My solution is based on the answers found here and here

It uses the Window function. It shows how to create a nested list of food preferences for a given userid based on the food score. Here we are creating a struct of FoodDetails from the columns we have

val foodModifiedDf = foodDf.withColumn("FoodDetails",
                            struct("foodName","isFavFood", "cuisine","score"))
                            .drop("foodName","isFavFood", "cuisine","score")

println("Just printing the food detials here")
foodModifiedDf.show(10, truncate = false)

Here we are creating a Windowing function which will accumulate the list for a userId based on the FoodDetails.score in descending order. The windowing function when applied goes on accumulating the list as it encounters new rows with same userId. After we have done accumulating, we have to do a groupBy over the userId to select the largest list.

import org.apache.spark.sql.expressions.Window


val window = Window.partitionBy("userId").orderBy( desc("FoodDetails.score"))

val userAndFood = detailsDf.join(foodModifiedDf, "userId")

val newUF  = userAndFood.select($"*", collect_list("FoodDetails").over(window) as "FDNew")

println(" UserAndFood dataframe after windowing function applied")
newUF.show(10, truncate = false)

val resultUF = newUF.groupBy("userId")
                  .agg(max("FDNew"))

println("Final result after select the maximum length list")
resultUF.show(10, truncate = false)

This is how the result looks like finally :

+------+-----------------------------------------------------------------------------------------+
|userId|max(FDNew)                                                                               |
+------+-----------------------------------------------------------------------------------------+
|123   |[[food3, true, American, 3], [food2, false, Italian, 2], [food1, true, Mediterranean, 1]]|
+------+-----------------------------------------------------------------------------------------+

Given this dataframe, it should be easier to write out the nested json.



回答2:

The main problem of joining before grouping and collecting lists is the fact that join will produce a lot of records for group by to collapse, in your example it is 12 records after join and before groupby, also you would need to worry about picking "firstName","address" out detailsDf out of 12 duplicates.
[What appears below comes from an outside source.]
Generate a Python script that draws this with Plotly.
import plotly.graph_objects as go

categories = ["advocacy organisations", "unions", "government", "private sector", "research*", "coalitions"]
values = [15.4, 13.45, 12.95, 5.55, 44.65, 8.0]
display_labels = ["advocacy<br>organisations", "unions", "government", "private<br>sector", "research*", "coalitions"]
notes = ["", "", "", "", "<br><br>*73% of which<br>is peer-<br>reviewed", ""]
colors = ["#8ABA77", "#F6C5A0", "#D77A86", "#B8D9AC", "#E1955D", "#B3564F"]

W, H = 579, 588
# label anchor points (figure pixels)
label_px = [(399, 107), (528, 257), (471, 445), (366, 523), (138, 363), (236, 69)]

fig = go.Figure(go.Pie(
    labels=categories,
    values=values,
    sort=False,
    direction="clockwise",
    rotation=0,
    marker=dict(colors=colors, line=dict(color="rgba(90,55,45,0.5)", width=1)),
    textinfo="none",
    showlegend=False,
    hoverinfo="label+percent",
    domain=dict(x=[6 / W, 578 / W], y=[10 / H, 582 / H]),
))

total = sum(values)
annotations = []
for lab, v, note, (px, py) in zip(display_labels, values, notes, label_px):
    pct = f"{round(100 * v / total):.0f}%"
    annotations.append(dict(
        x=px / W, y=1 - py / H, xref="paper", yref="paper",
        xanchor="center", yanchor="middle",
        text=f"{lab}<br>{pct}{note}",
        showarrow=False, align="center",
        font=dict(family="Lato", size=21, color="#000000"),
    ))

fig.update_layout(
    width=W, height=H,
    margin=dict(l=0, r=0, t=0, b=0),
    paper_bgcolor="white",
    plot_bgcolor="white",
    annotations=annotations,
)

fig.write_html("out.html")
To avoid both problems your could pre-process the food, email and game dataframes using struct and groupBy and join them to the detailsDf with no risk of exploding your data due to multiple records with the same userId in the joined tables.

val detailsDf = Seq((123,"first123","xyz"))
            .toDF("userId","firstName","address")
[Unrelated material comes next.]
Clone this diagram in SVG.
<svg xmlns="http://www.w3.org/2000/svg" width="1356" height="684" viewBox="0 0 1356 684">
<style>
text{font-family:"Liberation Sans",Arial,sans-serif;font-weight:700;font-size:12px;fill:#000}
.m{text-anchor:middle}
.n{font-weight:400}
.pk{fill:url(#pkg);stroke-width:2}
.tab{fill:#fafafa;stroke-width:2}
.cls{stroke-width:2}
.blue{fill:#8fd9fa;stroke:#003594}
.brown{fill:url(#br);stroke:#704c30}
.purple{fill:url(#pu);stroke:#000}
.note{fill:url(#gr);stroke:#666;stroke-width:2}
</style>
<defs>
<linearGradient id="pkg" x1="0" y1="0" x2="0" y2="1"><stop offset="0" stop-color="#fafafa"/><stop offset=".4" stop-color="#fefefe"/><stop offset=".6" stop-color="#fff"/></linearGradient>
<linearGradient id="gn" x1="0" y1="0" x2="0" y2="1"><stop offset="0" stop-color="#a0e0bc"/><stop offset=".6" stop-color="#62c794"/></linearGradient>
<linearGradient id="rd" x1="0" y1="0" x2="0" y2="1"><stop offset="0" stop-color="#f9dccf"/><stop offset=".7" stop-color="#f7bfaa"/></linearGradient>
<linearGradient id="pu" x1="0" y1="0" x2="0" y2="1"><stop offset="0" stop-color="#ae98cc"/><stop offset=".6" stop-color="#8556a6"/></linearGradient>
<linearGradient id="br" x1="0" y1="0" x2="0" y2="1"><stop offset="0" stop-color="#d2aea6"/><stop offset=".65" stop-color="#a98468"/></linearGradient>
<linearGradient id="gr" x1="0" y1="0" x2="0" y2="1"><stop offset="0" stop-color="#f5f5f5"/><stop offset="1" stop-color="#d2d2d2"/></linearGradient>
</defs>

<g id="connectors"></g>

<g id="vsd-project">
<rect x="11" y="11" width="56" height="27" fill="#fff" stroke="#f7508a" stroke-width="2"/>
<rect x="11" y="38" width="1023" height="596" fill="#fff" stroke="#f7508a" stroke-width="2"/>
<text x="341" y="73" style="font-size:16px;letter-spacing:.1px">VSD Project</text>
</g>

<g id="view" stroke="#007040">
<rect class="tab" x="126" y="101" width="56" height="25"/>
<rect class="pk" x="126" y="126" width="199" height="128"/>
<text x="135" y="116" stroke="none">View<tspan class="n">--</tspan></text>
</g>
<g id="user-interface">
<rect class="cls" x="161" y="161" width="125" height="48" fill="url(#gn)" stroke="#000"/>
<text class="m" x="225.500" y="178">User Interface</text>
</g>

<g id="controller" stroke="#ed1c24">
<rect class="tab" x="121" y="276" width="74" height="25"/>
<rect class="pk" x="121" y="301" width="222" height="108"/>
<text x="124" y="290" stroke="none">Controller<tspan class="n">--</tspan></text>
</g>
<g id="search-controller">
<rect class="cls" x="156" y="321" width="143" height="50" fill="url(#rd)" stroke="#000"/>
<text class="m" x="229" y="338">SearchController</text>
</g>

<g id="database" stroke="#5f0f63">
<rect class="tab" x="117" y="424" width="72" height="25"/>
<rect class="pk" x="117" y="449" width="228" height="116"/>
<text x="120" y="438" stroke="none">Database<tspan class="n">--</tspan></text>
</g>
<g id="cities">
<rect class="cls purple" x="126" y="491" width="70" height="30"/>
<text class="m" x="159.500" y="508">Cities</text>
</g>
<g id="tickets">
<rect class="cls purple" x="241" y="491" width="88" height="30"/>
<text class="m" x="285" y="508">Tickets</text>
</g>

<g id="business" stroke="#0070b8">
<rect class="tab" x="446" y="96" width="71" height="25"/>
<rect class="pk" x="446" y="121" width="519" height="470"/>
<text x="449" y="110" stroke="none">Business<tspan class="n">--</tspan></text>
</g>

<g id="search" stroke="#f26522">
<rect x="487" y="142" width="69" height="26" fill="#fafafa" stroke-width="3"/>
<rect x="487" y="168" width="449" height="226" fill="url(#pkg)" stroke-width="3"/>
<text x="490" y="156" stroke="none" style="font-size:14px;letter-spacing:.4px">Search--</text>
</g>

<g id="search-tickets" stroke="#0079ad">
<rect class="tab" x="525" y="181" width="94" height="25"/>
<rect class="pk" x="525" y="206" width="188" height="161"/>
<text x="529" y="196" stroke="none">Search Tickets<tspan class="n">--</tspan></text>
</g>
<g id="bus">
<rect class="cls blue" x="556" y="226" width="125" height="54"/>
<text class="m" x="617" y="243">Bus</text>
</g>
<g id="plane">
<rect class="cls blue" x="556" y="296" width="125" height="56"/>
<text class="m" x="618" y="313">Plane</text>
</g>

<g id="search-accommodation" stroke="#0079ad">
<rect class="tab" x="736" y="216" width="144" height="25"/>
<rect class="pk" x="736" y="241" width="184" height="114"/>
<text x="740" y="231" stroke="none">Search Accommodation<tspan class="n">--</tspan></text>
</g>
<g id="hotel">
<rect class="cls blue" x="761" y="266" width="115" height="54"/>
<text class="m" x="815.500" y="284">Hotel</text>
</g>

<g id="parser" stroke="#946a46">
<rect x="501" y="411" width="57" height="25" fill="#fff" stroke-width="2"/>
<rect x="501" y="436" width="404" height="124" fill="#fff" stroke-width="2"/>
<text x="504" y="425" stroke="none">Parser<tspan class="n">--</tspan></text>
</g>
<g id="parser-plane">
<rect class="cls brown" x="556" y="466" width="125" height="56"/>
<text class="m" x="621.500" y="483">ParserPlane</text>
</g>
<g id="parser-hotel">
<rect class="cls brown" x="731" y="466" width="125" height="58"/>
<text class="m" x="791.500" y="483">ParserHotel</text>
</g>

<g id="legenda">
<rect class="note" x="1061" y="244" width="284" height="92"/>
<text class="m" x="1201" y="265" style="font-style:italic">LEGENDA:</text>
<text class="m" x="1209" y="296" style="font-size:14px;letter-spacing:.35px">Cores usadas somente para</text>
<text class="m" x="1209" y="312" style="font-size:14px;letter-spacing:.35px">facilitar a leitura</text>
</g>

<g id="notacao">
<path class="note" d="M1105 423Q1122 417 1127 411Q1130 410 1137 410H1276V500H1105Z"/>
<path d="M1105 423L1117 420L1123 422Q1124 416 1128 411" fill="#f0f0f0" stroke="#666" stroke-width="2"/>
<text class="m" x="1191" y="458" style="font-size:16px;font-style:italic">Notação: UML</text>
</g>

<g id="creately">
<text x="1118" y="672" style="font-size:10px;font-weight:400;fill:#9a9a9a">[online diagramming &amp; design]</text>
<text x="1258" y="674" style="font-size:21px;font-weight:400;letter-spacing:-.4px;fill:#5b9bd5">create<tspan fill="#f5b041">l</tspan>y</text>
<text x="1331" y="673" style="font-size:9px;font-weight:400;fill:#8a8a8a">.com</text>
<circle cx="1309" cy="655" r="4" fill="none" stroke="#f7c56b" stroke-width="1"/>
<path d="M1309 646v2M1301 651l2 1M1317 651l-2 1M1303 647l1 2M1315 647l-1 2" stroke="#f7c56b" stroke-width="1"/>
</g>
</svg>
val emailDf = Seq((123,"abc@gmail.com"),
              (123,"def@gmail.com"))
          .toDF("userId","email")


val foodDf = Seq((123,"food2",false,"Italian",2),
             (123,"food3",true,"American",3),
             (123,"food1",true,"Mediterranean",1))
        .toDF("userId","foodName","isFavFood","cuisine","score")


val gameDf = Seq((123,"chess",false,2),
             (123,"football",true,1))
         .toDF("userId","gameName","isOutdoor","score")
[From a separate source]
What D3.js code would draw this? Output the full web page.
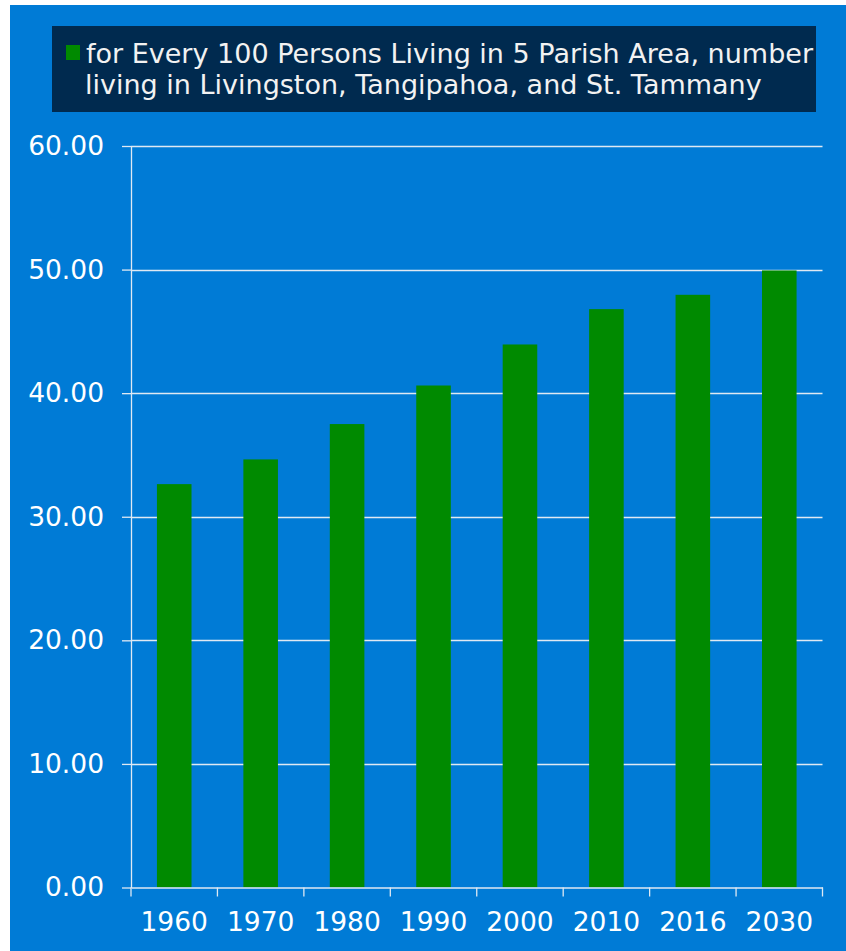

val emailGrp = emailDf.groupBy("userId").agg(collect_list("email").as("UserEmail"))

val foodGrp = foodDf
          .select($"userId", struct("score", "foodName","isFavFood","cuisine").as("UserFoodFavourites"))
          .groupBy("userId").agg(sort_array(collect_list("UserFoodFavourites")).as("UserFoodFavourites"))

val gameGrp = gameDf
          .select($"userId", struct("gameName","isOutdoor","score").as("UserGameFavourites"))
          .groupBy("userId").agg(collect_list("UserGameFavourites").as("UserGameFavourites"))

val result = detailsDf.join(emailGrp, Seq("userId"))
        .join(foodGrp, Seq("userId"))
        .join(gameGrp, Seq("userId"))

result.show(100, false)

Output:

+------+---------+-------+------------------------------+-----------------------------------------------------------------------------------------+----------------------------------------+
|userId|firstName|address|UserEmail                     |UserFoodFavourites                                                                       |UserGameFavourites                      |
+------+---------+-------+------------------------------+-----------------------------------------------------------------------------------------+----------------------------------------+
|123   |first123 |xyz    |[abc@gmail.com, def@gmail.com]|[[1, food1, true, Mediterranean], [2, food2, false, Italian], [3, food3, true, American]]|[[chess, false, 2], [football, true, 1]]|
+------+---------+-------+------------------------------+-----------------------------------------------------------------------------------------+----------------------------------------+

As all groupBy are done on userId and joins as well, spark will optimise it quite well.

UPDATE 1: After @user238607 pointed out that I have missed the original requirement of food preferences being sorted by score, did a quick fix and placed the score column as first element of structure UserFoodFavourites and used sort_array function to arrange data in desired order without forcing extra shuffle operation. Updated the code and its output.